::: Data shown

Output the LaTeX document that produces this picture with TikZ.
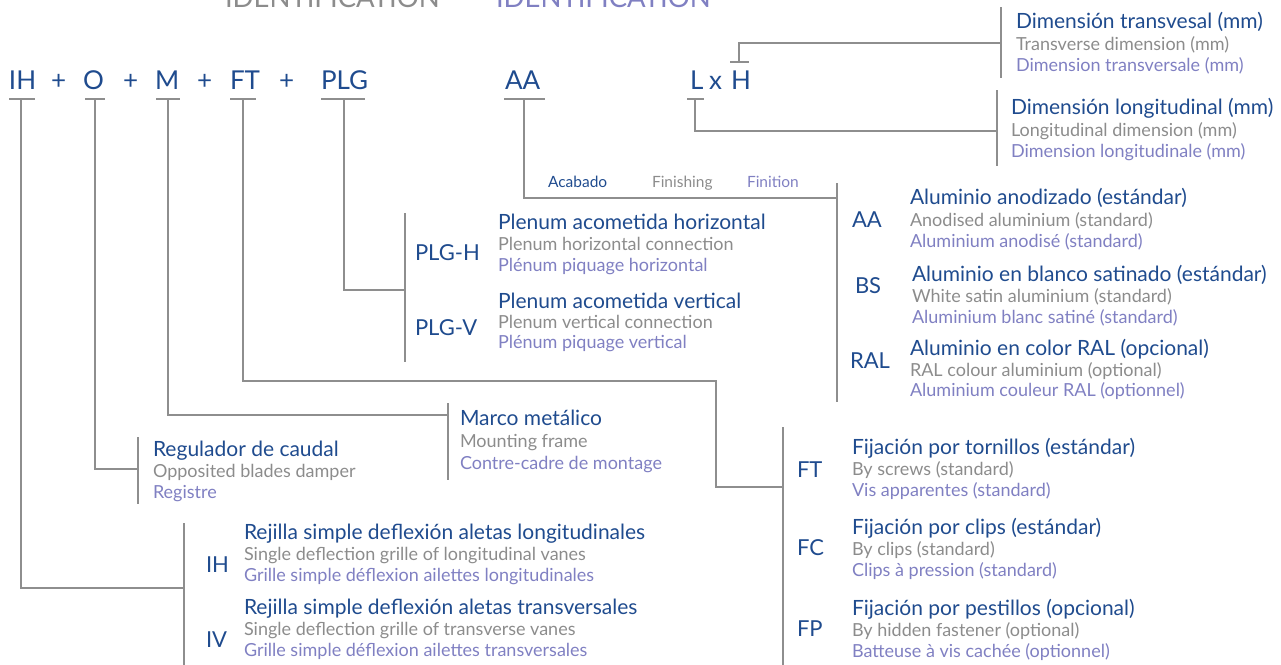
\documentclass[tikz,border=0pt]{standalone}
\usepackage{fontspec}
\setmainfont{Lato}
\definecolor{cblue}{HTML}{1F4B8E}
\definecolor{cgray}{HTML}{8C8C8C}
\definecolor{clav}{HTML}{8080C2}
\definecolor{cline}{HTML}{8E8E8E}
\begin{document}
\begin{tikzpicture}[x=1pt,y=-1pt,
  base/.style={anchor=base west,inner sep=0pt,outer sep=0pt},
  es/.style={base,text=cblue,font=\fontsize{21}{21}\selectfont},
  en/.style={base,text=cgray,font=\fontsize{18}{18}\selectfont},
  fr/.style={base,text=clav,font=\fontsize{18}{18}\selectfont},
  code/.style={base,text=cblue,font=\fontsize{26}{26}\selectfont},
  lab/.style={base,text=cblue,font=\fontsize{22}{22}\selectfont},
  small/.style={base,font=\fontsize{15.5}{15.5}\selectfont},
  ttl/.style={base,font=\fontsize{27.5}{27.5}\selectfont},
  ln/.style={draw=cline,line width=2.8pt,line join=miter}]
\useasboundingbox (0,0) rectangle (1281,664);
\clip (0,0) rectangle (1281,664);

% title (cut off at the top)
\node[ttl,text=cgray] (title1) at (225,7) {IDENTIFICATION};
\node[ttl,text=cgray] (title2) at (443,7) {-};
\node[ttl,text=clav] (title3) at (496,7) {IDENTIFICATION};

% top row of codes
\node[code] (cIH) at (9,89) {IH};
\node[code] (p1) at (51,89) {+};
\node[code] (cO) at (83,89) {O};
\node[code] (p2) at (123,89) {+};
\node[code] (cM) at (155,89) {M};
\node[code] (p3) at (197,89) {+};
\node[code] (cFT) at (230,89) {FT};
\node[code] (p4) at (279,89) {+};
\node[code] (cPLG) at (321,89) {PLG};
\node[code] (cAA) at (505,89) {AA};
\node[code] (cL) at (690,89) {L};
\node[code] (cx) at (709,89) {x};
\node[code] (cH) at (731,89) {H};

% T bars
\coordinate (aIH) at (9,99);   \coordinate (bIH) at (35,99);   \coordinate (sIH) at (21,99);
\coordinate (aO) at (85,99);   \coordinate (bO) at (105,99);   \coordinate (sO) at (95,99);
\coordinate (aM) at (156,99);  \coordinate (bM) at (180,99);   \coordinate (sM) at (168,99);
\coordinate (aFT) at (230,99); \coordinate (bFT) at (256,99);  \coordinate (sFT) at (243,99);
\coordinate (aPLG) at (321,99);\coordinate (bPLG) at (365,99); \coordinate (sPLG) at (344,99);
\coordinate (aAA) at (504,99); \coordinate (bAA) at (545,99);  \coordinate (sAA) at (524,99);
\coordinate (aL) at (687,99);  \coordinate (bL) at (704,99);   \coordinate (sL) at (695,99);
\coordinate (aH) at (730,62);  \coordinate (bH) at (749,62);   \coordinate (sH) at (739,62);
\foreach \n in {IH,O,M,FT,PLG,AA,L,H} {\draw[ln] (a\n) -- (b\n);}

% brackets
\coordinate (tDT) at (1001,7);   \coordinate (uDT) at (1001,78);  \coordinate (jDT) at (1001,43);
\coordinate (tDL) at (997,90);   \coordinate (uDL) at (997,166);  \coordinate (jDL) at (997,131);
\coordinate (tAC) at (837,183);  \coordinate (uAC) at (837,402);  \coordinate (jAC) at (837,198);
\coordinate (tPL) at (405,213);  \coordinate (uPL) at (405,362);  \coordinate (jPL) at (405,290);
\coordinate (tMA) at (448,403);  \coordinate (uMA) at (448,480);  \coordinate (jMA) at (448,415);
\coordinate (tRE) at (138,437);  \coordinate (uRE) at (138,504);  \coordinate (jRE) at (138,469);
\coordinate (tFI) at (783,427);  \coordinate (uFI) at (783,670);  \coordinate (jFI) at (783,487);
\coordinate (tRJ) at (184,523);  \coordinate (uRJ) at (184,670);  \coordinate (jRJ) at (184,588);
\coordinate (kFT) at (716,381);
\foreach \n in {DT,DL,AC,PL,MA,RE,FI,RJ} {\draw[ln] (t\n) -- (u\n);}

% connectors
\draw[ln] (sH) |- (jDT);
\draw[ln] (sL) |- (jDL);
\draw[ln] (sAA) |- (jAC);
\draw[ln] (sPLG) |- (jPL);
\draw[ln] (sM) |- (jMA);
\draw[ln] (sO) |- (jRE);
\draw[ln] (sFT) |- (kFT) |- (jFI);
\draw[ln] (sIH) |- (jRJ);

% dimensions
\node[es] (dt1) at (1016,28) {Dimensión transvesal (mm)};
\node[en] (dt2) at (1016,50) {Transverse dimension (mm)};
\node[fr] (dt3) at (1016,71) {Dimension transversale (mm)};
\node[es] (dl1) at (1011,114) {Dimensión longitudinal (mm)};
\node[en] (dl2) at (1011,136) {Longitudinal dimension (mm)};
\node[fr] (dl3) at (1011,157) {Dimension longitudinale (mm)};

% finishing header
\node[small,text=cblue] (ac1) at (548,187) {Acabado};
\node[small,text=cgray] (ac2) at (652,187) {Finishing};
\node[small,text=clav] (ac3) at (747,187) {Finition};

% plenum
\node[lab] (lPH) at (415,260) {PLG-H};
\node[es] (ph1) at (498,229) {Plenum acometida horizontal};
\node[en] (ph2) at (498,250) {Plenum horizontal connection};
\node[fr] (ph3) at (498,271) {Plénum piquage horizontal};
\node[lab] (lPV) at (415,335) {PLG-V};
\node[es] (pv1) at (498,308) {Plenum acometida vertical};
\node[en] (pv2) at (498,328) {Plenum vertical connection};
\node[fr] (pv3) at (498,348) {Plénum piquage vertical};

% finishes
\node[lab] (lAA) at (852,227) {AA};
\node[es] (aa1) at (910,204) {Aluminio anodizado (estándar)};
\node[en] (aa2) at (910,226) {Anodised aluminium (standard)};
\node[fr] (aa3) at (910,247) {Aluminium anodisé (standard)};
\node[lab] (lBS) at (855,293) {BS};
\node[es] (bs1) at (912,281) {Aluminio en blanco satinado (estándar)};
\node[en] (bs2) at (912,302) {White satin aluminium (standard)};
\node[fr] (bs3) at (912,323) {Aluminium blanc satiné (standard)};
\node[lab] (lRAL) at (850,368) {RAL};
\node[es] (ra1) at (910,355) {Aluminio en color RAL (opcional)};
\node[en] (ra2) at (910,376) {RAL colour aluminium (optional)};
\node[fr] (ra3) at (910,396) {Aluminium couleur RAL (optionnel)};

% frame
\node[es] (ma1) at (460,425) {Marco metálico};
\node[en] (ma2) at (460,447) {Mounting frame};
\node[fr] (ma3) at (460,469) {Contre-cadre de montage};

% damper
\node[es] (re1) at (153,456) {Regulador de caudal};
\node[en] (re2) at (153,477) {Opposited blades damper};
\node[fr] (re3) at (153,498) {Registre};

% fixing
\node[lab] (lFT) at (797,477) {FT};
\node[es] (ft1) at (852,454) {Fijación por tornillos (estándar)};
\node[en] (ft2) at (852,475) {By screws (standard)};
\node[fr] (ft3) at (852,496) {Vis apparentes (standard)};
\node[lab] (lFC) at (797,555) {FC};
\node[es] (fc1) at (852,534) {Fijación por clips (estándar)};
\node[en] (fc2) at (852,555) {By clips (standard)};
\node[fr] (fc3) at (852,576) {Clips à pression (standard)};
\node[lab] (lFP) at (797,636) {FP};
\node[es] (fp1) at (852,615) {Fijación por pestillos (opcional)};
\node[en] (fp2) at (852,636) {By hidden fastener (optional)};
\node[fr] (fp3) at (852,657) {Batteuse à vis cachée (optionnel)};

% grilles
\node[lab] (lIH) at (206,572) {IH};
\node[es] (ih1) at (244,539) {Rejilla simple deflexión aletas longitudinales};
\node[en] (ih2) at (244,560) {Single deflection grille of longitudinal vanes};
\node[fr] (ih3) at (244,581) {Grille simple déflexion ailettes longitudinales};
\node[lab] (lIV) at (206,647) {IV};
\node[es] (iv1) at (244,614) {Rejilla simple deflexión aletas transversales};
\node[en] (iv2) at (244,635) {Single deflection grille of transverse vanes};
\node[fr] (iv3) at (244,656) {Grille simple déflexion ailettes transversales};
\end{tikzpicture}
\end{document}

::::::

Written task:
Restate only the lines running from the start of the material above through the line containing "(title3) at (496,7)", ends included. No pictures.

Response to the exercise:
Output the LaTeX document that produces this picture with TikZ.
\documentclass[tikz,border=0pt]{standalone}
\usepackage{fontspec}
\setmainfont{Lato}
\definecolor{cblue}{HTML}{1F4B8E}
\definecolor{cgray}{HTML}{8C8C8C}
\definecolor{clav}{HTML}{8080C2}
\definecolor{cline}{HTML}{8E8E8E}
\begin{document}
\begin{tikzpicture}[x=1pt,y=-1pt,
  base/.style={anchor=base west,inner sep=0pt,outer sep=0pt},
  es/.style={base,text=cblue,font=\fontsize{21}{21}\selectfont},
  en/.style={base,text=cgray,font=\fontsize{18}{18}\selectfont},
  fr/.style={base,text=clav,font=\fontsize{18}{18}\selectfont},
  code/.style={base,text=cblue,font=\fontsize{26}{26}\selectfont},
  lab/.style={base,text=cblue,font=\fontsize{22}{22}\selectfont},
  small/.style={base,font=\fontsize{15.5}{15.5}\selectfont},
  ttl/.style={base,font=\fontsize{27.5}{27.5}\selectfont},
  ln/.style={draw=cline,line width=2.8pt,line join=miter}]
\useasboundingbox (0,0) rectangle (1281,664);
\clip (0,0) rectangle (1281,664);

% title (cut off at the top)
\node[ttl,text=cgray] (title1) at (225,7) {IDENTIFICATION};
\node[ttl,text=cgray] (title2) at (443,7) {-};
\node[ttl,text=clav] (title3) at (496,7) {IDENTIFICATION};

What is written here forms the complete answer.